= Direction =
Reproduce the listing below exactly, beginning with its first line and ending with the line that holds "import plotly.graph_objects as go"; pictures are not part of the copy.

= Supplied information =

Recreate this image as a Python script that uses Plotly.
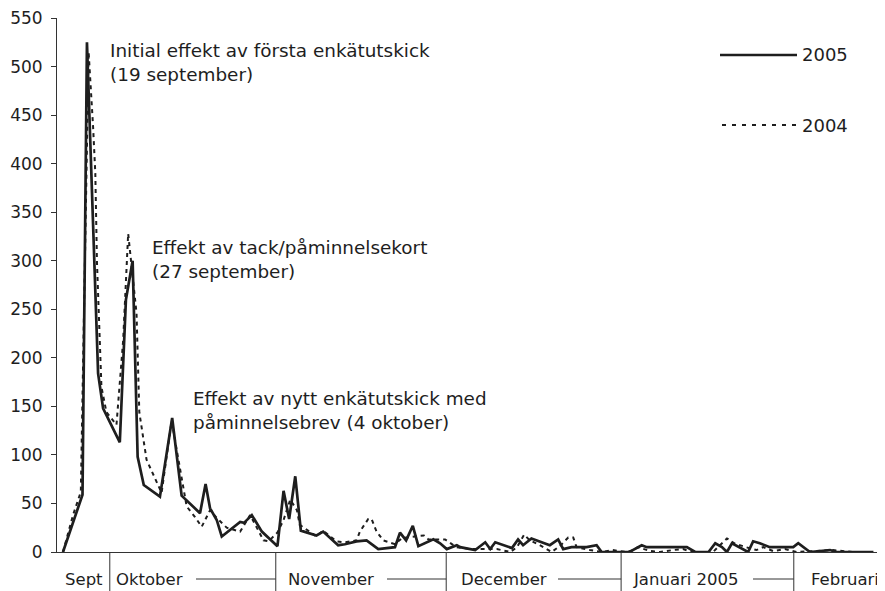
import plotly.graph_objects as go

# ---------------- data ----------------
# x = days after the first plotted day
days_2005 = [0.0, 3.5, 4.3, 6.3, 7.2, 10.2, 11.3, 12.5, 13.4, 14.5, 17.4, 19.6, 21.3, 24.6,
             25.6, 26.4, 27.6, 28.5, 31.8, 32.5, 33.9, 35.7, 38.5, 39.6, 40.6, 41.7, 42.7,
             45.5, 46.7, 49.4, 50.6, 52.7, 54.5, 56.6, 59.6, 60.5, 61.6, 62.8, 63.8, 66.5,
             67.7, 68.9, 70.7, 71.3, 74.0, 75.8, 76.7, 77.6, 80.6, 81.7, 82.6, 84.1, 87.4,
             88.9, 89.8, 91.3, 94.0, 95.8, 96.7, 101.8, 102.3, 103.9, 104.8, 112.0, 113.5,
             115.9, 117.1, 118.3, 119.2, 120.1, 123.0, 123.9, 125.1, 126.9, 131.1, 132.0,
             134.1, 137.7, 138.9, 145.5]
vals_2005 = [0, 59, 525, 184, 148, 113, 260, 300, 98, 69, 57, 138, 58, 40,
             70, 45, 33, 16, 31, 30, 38, 21, 6, 63, 34, 78, 22,
             17, 21, 7, 8, 11, 12, 3, 5, 20, 12, 27, 6, 13,
             9, 3, 7, 5, 2, 10, 3, 10, 4, 13, 7, 14, 7,
             13, 3, 5, 5, 7, 0, 0, 2, 7, 5, 5, 0,
             0, 9, 5, 0, 9, 0, 11, 9, 5, 5, 9,
             0, 2, 0, 0]

days_2004 = [0.0, 1.8, 3.2, 4.6, 5.4, 5.8, 6.1, 6.9, 7.8, 9.6, 10.8, 11.7, 13.2, 13.7, 15.0,
             16.8, 17.7, 19.5, 21.3, 22.2, 23.7, 24.9, 26.4, 27.6, 29.4, 31.8, 33.6, 36.0,
             36.9, 38.5, 39.6, 40.8, 42.0, 42.5, 45.5, 46.7, 49.1, 50.6, 52.7, 53.3, 54.8,
             55.4, 56.3, 57.5, 59.6, 60.8, 61.7, 64.8, 65.6, 68.0, 68.6, 70.6, 73.1, 75.8,
             77.9, 80.3, 81.5, 82.8, 83.8, 85.6, 87.7, 89.2, 90.7, 91.6, 92.2, 94.6, 96.9,
             98.7, 101.2, 102.3, 103.2, 105.4, 107.2, 109.5, 111.3, 112.9, 116.7, 119.2,
             120.5, 122.6, 124.5, 125.7, 127.5, 129.6, 131.7, 138.2, 141.8, 145.4]
vals_2004 = [0, 38, 62, 515, 438, 390, 298, 170, 144, 131, 218, 328, 246, 144, 95,
             72, 61, 135, 74, 47, 36, 26, 43, 35, 25, 21, 38, 12,
             11, 20, 33, 54, 43, 28, 16, 22, 11, 10, 12, 21, 34,
             34, 21, 12, 8, 14, 15, 17, 13, 13, 13, 5, 3, 3,
             3, 0, 5, 18, 12, 7, 0, 6, 15, 15, 5, 2, 0,
             2, 0, 2, 5, 1, 0, 2, 3, 0, 0, 14,
             9, 5, 2, 5, 1, 3, 0, 2, 0, 0]

series_names = ["2005", "2004"]
month_labels = ["Sept", "Oktober", "November", "December", "Januari 2005", "Februari"]
month_starts = [8.4, 38.2, 68.8, 100.2, 131.2]   # day of each month boundary
y_ticks = list(range(0, 551, 50))

notes = [
    "Initial effekt av första enkätutskick<br>(19 september)",
    "Effekt av tack/påminnelsekort<br>(27 september)",
    "Effekt av nytt enkätutskick med<br>påminnelsebrev (4 oktober)",
]

# ---------------- layout helpers ----------------
# the page body has an 8px margin, so the figure is drawn 8px smaller
OFF = 8
W, H = 885 - OFF, 591 - OFF
PL, PR, PT, PB = 57 - OFF, 883 - OFF, 18 - OFF, 552 - OFF
PX_PER_DAY = 5.57
X0_PX = 63 - OFF
x_range = [(PL - X0_PX) / PX_PER_DAY, (PR - X0_PX) / PX_PER_DAY]


def pxx(px_ref):
    return (px_ref - OFF - PL) / (PR - PL)


def pxy(py_ref):
    return (PB - (py_ref - OFF)) / (PB - PT)


def day_px(d):
    # reference-image x pixel of a day value
    return X0_PX + OFF + d * PX_PER_DAY


INK = "#1e1e1e"
FONT = "DejaVu Sans"

fig = go.Figure()
fig.add_trace(go.Scatter(x=days_2004, y=vals_2004, mode="lines", name=series_names[1],
                         line=dict(color=INK, width=2, dash="4px,4px"), showlegend=False))
fig.add_trace(go.Scatter(x=days_2005, y=vals_2005, mode="lines", name=series_names[0],
                         line=dict(color=INK, width=2.7), showlegend=False))

shapes = []
annotations = []

# month boundaries below the axis
for d in month_starts:
    xp = pxx(day_px(d))
    shapes.append(dict(type="line", xref="paper", yref="paper", x0=xp, x1=xp,
                       y0=0, y1=pxy(591), line=dict(color="#333", width=1)))

label_y = pxy(579)
# month labels (left edge in reference pixels; Sept is centred)
label_left_px = [84, 114, 286, 459, 631, 809]
for i, (lab, lp) in enumerate(zip(month_labels, label_left_px)):
    annotations.append(dict(text=lab, xref="paper", yref="paper", x=pxx(lp),
                            y=label_y, xanchor="center" if i == 0 else "left",
                            yanchor="middle", showarrow=False,
                            font=dict(family=FONT, size=16.5, color=INK)))

# connector lines after labels
line_starts_px = [196, 387, 558, 753]
for i, sp in enumerate(line_starts_px):
    end = day_px(month_starts[i + 1])
    shapes.append(dict(type="line", xref="paper", yref="paper", x0=pxx(sp), x1=pxx(end),
                       y0=label_y, y1=label_y, line=dict(color="#333", width=1)))

# event notes
note_pos = [(108, 63), (150, 259), (191, 410)]
for t, (px, py) in zip(notes, note_pos):
    annotations.append(dict(text=t, xref="paper", yref="paper", x=pxx(px), y=pxy(py),
                            xanchor="left", yanchor="middle", align="left", showarrow=False,
                            font=dict(family=FONT, size=18.4, color=INK)))

# legend drawn by hand
shapes.append(dict(type="line", xref="paper", yref="paper", x0=pxx(720), x1=pxx(797),
                   y0=pxy(55), y1=pxy(55), line=dict(color=INK, width=2.7)))
shapes.append(dict(type="line", xref="paper", yref="paper", x0=pxx(722), x1=pxx(797),
                   y0=pxy(125), y1=pxy(125), line=dict(color=INK, width=2, dash="4px,6px")))
for name, py in zip(series_names, [55, 125]):
    annotations.append(dict(text=name, xref="paper", yref="paper", x=pxx(800), y=pxy(py),
                            xanchor="left", yanchor="middle", showarrow=False,
                            font=dict(family=FONT, size=18, color=INK)))

fig.update_layout(
    width=W, height=H,
    margin=dict(l=PL, r=W - PR, t=PT, b=H - PB, autoexpand=False),
    paper_bgcolor="white", plot_bgcolor="white",
    shapes=shapes, annotations=annotations,
    xaxis=dict(range=x_range, showline=True, linecolor="#333", linewidth=1,
               showgrid=False, zeroline=False, showticklabels=False, ticks="",
               automargin=False),
    yaxis=dict(range=[0, 550], tickvals=y_ticks, ticks="outside", ticklen=5,
               tickcolor="#333", showline=True, linecolor="#333", linewidth=1,
               showgrid=False, zeroline=False, ticklabelstandoff=5,
               ticklabeloverflow="allow", automargin=False,
               tickfont=dict(family=FONT, size=17, color=INK)),
)

fig.write_html("out.html")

= Final result =
Recreate this image as a Python script that uses Plotly.
import plotly.graph_objects as go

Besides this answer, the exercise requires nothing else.